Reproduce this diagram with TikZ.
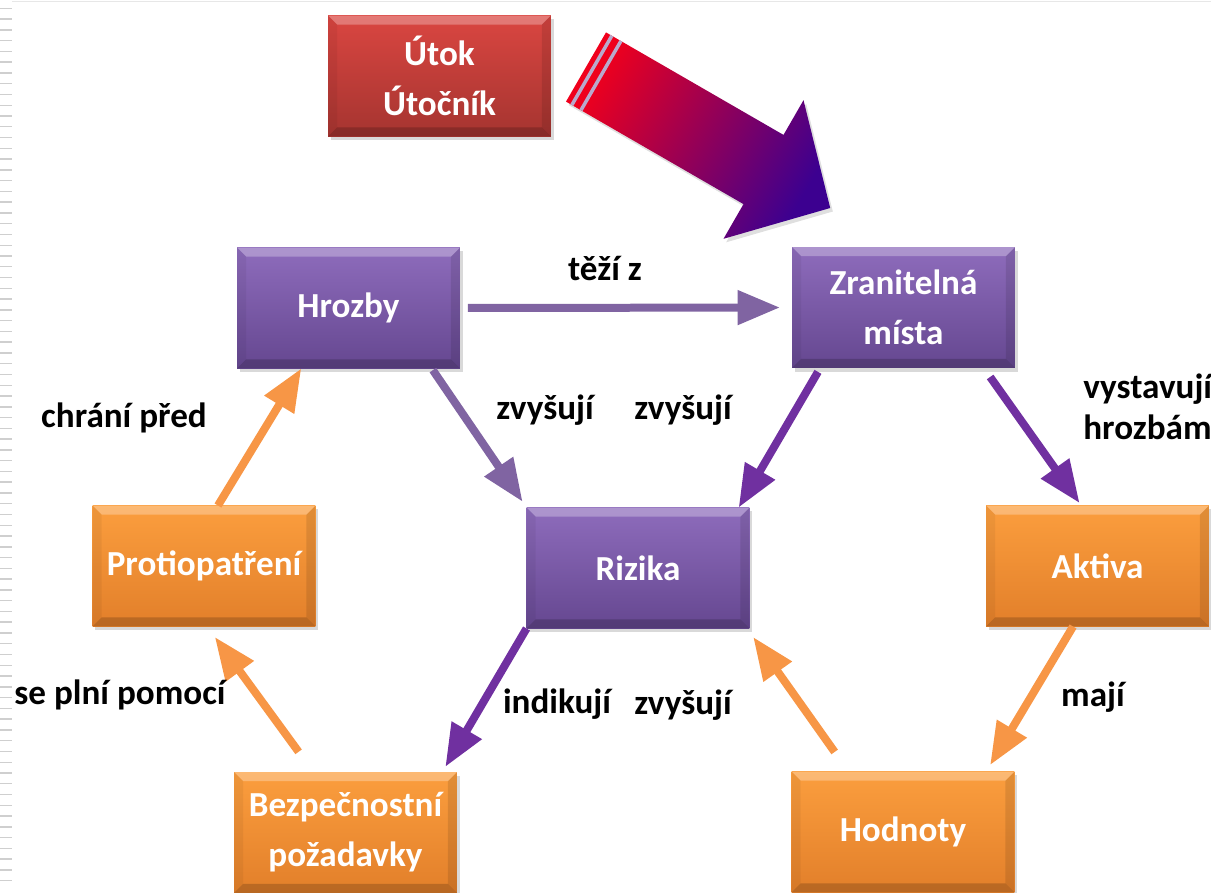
\documentclass[tikz,border=0pt]{standalone}
\usepackage{fontspec}
\setmainfont{Carlito}
\usetikzlibrary{arrows.meta,shadows}

\definecolor{boxpurpletop}{HTML}{8E6CBC}
\definecolor{boxpurplebot}{HTML}{654790}
\definecolor{boxorangetop}{HTML}{FB9E3E}
\definecolor{boxorangebot}{HTML}{E27F2A}
\definecolor{boxredtop}{HTML}{DA4641}
\definecolor{boxredbot}{HTML}{A53430}
\definecolor{linkpurple}{HTML}{8064A2}
\definecolor{linkviolet}{HTML}{7030A0}
\definecolor{linkorange}{HTML}{F79646}
\definecolor{attackred}{HTML}{F0001C}
\definecolor{attackblue}{HTML}{3C0090}
\definecolor{stripecol}{HTML}{B9A9CC}
\definecolor{edgegray}{HTML}{CFCFCF}

\newcommand{\labelfont}{\bfseries\fontsize{20}{24}\selectfont}
\newcommand{\boxfont}{\bfseries\fontsize{20}{28.5}\selectfont}

\begin{document}
\begin{tikzpicture}[x=0.02cm, y=-0.02cm,
  bevel/.style={path picture={
    \coordinate (nw) at (path picture bounding box.north west);
    \coordinate (ne) at (path picture bounding box.north east);
    \coordinate (sw) at (path picture bounding box.south west);
    \coordinate (se) at (path picture bounding box.south east);
    \fill[white,opacity=0.28] (nw) -- (ne) -- ([shift={(-9,9)}]ne) -- ([shift={(9,9)}]nw) -- cycle;
    \fill[black,opacity=0.18] (sw) -- (se) -- ([shift={(-9,-9)}]se) -- ([shift={(9,-9)}]sw) -- cycle;
    \fill[black,opacity=0.10] (ne) -- (se) -- ([shift={(-9,-9)}]se) -- ([shift={(-9,9)}]ne) -- cycle;
    \fill[black,opacity=0.05] (nw) -- (sw) -- ([shift={(9,-9)}]sw) -- ([shift={(9,9)}]nw) -- cycle;
  }},
  box/.style={minimum width=4.46cm, minimum height=2.42cm, inner sep=0pt, outer sep=0pt,
    text=white, align=center, font=\boxfont, bevel,
    drop shadow={shadow xshift=1.5pt, shadow yshift=-2pt, opacity=0.3}},
  purplebox/.style={box, top color=boxpurpletop, bottom color=boxpurplebot},
  orangebox/.style={box, top color=boxorangetop, bottom color=boxorangebot},
  redbox/.style={box, top color=boxredtop, bottom color=boxredbot},
  link/.style={line width=0.16cm, -{Triangle[length=0.85cm,width=0.66cm]}},
  lab/.style={font=\labelfont, inner sep=0pt}]

\useasboundingbox (0,0) rectangle (1211,893);

% slide edge
\foreach \i in {0,...,81}
  \draw[edgegray, line width=0.8pt] (0,{8.3+10.77*\i}) -- (12,{8.3+10.77*\i});
\draw[edgegray!50, line width=0.5pt] (12,1) -- (1211,1);

% boxes
\node[redbox] (utok) at (439.5,76) {Útok\\Útočník};
\node[purplebox] (hrozby) at (348.5,308) {Hrozby};
\node[purplebox] (zranitelna) at (903.5,307.5) {Zranitelná\\místa};
\node[purplebox] (rizika) at (638,568) {Rizika};
\node[orangebox] (aktiva) at (1097.5,566) {Aktiva};
\node[orangebox] (protiopatreni) at (204,566) {Protiopatření};
\node[orangebox] (pozadavky) at (345.5,832.5) {Bezpečnostní\\požadavky};
\node[orangebox] (hodnoty) at (903,832) {Hodnoty};

% big striped arrow
\path[left color=attackred, right color=attackblue, shading angle=60,
      drop shadow={shadow xshift=1.5pt, shadow yshift=-2pt, opacity=0.25}]
  (606,32.4) -- (783.5,134.9) -- (803.5,100.2) -- (830.2,208)
  -- (723.5,238.8) -- (743.5,204.1) -- (566,101.6) -- cycle;
\draw[stripecol, line width=0.07cm] (611.85,35.73) -- (571.85,105.02);
\draw[stripecol, line width=0.07cm] (620.94,40.98) -- (580.94,110.27);

% links
\draw[link, linkpurple, shorten <=0.16cm, shorten >=0.24cm] (hrozby.east) -- (zranitelna.west);
\draw[link, linkpurple, shorten <=0.04cm, shorten >=0.14cm] (hrozby.-36.3) -- (rizika.north west);
\draw[link, linkviolet, shorten <=0.09cm] (zranitelna.216.7) -- (rizika.31.3);
\draw[link, linkviolet, shorten <=0.22cm, shorten >=0.06cm] (zranitelna.-37.8) -- (aktiva.105.1);
\draw[link, linkorange] (protiopatreni.77.4) -- (hrozby.-128.9);
\draw[link, linkorange, shorten <=0.5cm, shorten >=0.26cm] (pozadavky.118.5) -- (protiopatreni.-87.8);
\draw[link, linkviolet, shorten >=0.12cm] (rizika.south west) -- (pozadavky.32.9);
\draw[link, linkorange, shorten <=0.48cm, shorten >=0.21cm] (hodnoty.132.2) -- (rizika.-29.8);
\draw[link, linkorange, shorten >=0.15cm] (aktiva.-112.9) -- (hodnoty.36.75);

% labels
\node[lab] (tezi) at (605,268) {těží z};
\node[lab] (zvysuji1) at (545,410) {zvyšují};
\node[lab] (zvysuji2) at (683,410) {zvyšují};
\node[lab] (chrani) at (124,418) {chrání před};
\node[lab, anchor=west, align=left, font=\bfseries\fontsize{20}{23.3}\selectfont] (vystavuji) at (1083,407) {vystavují\\hrozbám};
\node[lab] (plni) at (120,695) {se plní pomocí};
\node[lab] (indikuji) at (557,704) {indikují};
\node[lab] (zvysuji3) at (683,705) {zvyšují};
\node[lab] (maji) at (1093,697) {mají};

\end{tikzpicture}
\end{document}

·····

**Task directions:**
Every line above should be returned exactly; the pictures stay out.

**Task solution:**
Reproduce this diagram with TikZ.
\documentclass[tikz,border=0pt]{standalone}
\usepackage{fontspec}
\setmainfont{Carlito}
\usetikzlibrary{arrows.meta,shadows}

\definecolor{boxpurpletop}{HTML}{8E6CBC}
\definecolor{boxpurplebot}{HTML}{654790}
\definecolor{boxorangetop}{HTML}{FB9E3E}
\definecolor{boxorangebot}{HTML}{E27F2A}
\definecolor{boxredtop}{HTML}{DA4641}
\definecolor{boxredbot}{HTML}{A53430}
\definecolor{linkpurple}{HTML}{8064A2}
\definecolor{linkviolet}{HTML}{7030A0}
\definecolor{linkorange}{HTML}{F79646}
\definecolor{attackred}{HTML}{F0001C}
\definecolor{attackblue}{HTML}{3C0090}
\definecolor{stripecol}{HTML}{B9A9CC}
\definecolor{edgegray}{HTML}{CFCFCF}

\newcommand{\labelfont}{\bfseries\fontsize{20}{24}\selectfont}
\newcommand{\boxfont}{\bfseries\fontsize{20}{28.5}\selectfont}

\begin{document}
\begin{tikzpicture}[x=0.02cm, y=-0.02cm,
  bevel/.style={path picture={
    \coordinate (nw) at (path picture bounding box.north west);
    \coordinate (ne) at (path picture bounding box.north east);
    \coordinate (sw) at (path picture bounding box.south west);
    \coordinate (se) at (path picture bounding box.south east);
    \fill[white,opacity=0.28] (nw) -- (ne) -- ([shift={(-9,9)}]ne) -- ([shift={(9,9)}]nw) -- cycle;
    \fill[black,opacity=0.18] (sw) -- (se) -- ([shift={(-9,-9)}]se) -- ([shift={(9,-9)}]sw) -- cycle;
    \fill[black,opacity=0.10] (ne) -- (se) -- ([shift={(-9,-9)}]se) -- ([shift={(-9,9)}]ne) -- cycle;
    \fill[black,opacity=0.05] (nw) -- (sw) -- ([shift={(9,-9)}]sw) -- ([shift={(9,9)}]nw) -- cycle;
  }},
  box/.style={minimum width=4.46cm, minimum height=2.42cm, inner sep=0pt, outer sep=0pt,
    text=white, align=center, font=\boxfont, bevel,
    drop shadow={shadow xshift=1.5pt, shadow yshift=-2pt, opacity=0.3}},
  purplebox/.style={box, top color=boxpurpletop, bottom color=boxpurplebot},
  orangebox/.style={box, top color=boxorangetop, bottom color=boxorangebot},
  redbox/.style={box, top color=boxredtop, bottom color=boxredbot},
  link/.style={line width=0.16cm, -{Triangle[length=0.85cm,width=0.66cm]}},
  lab/.style={font=\labelfont, inner sep=0pt}]

\useasboundingbox (0,0) rectangle (1211,893);

% slide edge
\foreach \i in {0,...,81}
  \draw[edgegray, line width=0.8pt] (0,{8.3+10.77*\i}) -- (12,{8.3+10.77*\i});
\draw[edgegray!50, line width=0.5pt] (12,1) -- (1211,1);

% boxes
\node[redbox] (utok) at (439.5,76) {Útok\\Útočník};
\node[purplebox] (hrozby) at (348.5,308) {Hrozby};
\node[purplebox] (zranitelna) at (903.5,307.5) {Zranitelná\\místa};
\node[purplebox] (rizika) at (638,568) {Rizika};
\node[orangebox] (aktiva) at (1097.5,566) {Aktiva};
\node[orangebox] (protiopatreni) at (204,566) {Protiopatření};
\node[orangebox] (pozadavky) at (345.5,832.5) {Bezpečnostní\\požadavky};
\node[orangebox] (hodnoty) at (903,832) {Hodnoty};

% big striped arrow
\path[left color=attackred, right color=attackblue, shading angle=60,
      drop shadow={shadow xshift=1.5pt, shadow yshift=-2pt, opacity=0.25}]
  (606,32.4) -- (783.5,134.9) -- (803.5,100.2) -- (830.2,208)
  -- (723.5,238.8) -- (743.5,204.1) -- (566,101.6) -- cycle;
\draw[stripecol, line width=0.07cm] (611.85,35.73) -- (571.85,105.02);
\draw[stripecol, line width=0.07cm] (620.94,40.98) -- (580.94,110.27);

% links
\draw[link, linkpurple, shorten <=0.16cm, shorten >=0.24cm] (hrozby.east) -- (zranitelna.west);
\draw[link, linkpurple, shorten <=0.04cm, shorten >=0.14cm] (hrozby.-36.3) -- (rizika.north west);
\draw[link, linkviolet, shorten <=0.09cm] (zranitelna.216.7) -- (rizika.31.3);
\draw[link, linkviolet, shorten <=0.22cm, shorten >=0.06cm] (zranitelna.-37.8) -- (aktiva.105.1);
\draw[link, linkorange] (protiopatreni.77.4) -- (hrozby.-128.9);
\draw[link, linkorange, shorten <=0.5cm, shorten >=0.26cm] (pozadavky.118.5) -- (protiopatreni.-87.8);
\draw[link, linkviolet, shorten >=0.12cm] (rizika.south west) -- (pozadavky.32.9);
\draw[link, linkorange, shorten <=0.48cm, shorten >=0.21cm] (hodnoty.132.2) -- (rizika.-29.8);
\draw[link, linkorange, shorten >=0.15cm] (aktiva.-112.9) -- (hodnoty.36.75);

% labels
\node[lab] (tezi) at (605,268) {těží z};
\node[lab] (zvysuji1) at (545,410) {zvyšují};
\node[lab] (zvysuji2) at (683,410) {zvyšují};
\node[lab] (chrani) at (124,418) {chrání před};
\node[lab, anchor=west, align=left, font=\bfseries\fontsize{20}{23.3}\selectfont] (vystavuji) at (1083,407) {vystavují\\hrozbám};
\node[lab] (plni) at (120,695) {se plní pomocí};
\node[lab] (indikuji) at (557,704) {indikují};
\node[lab] (zvysuji3) at (683,705) {zvyšují};
\node[lab] (maji) at (1093,697) {mají};

\end{tikzpicture}
\end{document}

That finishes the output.